Use these moments as signals to recalculate:
- Your lifestyle changes: new job, more office days, more events, more travel, or less need for dressy pieces
- Your style direction sharpens: you move toward minimal jewelry pieces, mixed metals, vintage-inspired shapes, or a more classic wardrobe
- Your wardrobe changes: new necklines, more tailoring, more casual basics, or a shift in color palette
- Your budget changes: you are ready to replace placeholders, invest in long-term basics, or cut back on impulse buys
- Pricing changes: if the types of pieces you buy become more expensive, reassess where higher spend is justified
- You notice low wear: several items go untouched for months while the same two or three pieces carry everything
A practical review takes ten minutes:
- Lay out your most-worn jewelry from the last three months
- Separate true everyday pieces from event-only pieces
- Identify duplicates that serve the same purpose
- List the styling gaps you still run into
- Buy only to fill those gaps
If you want one final rule to keep the process clear, use this: every new piece should either replace a weak performer, solve a repeat outfit problem, or expand your wardrobe into a category you genuinely wear.

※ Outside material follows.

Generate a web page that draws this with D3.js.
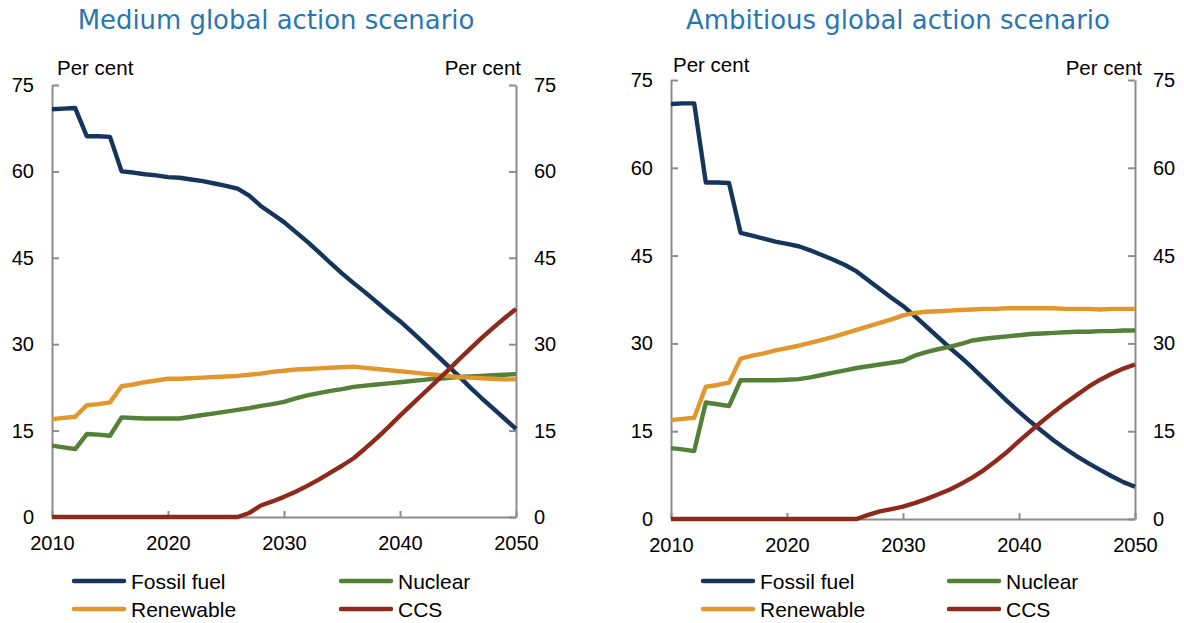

That is what turns jewelry from random shopping into a useful accessories strategy. A good capsule jewelry wardrobe does not have to be expensive, large, or trend-proof. It simply has to work hard for your outfits, suit your routine, and feel like you every time you get dressed.
Save this checklist, revisit it before major sales, and update it whenever your style or schedule shifts. The best jewelry essentials are rarely the most dramatic pieces in your collection. They are the ones you reach for without thinking because they finish nearly everything.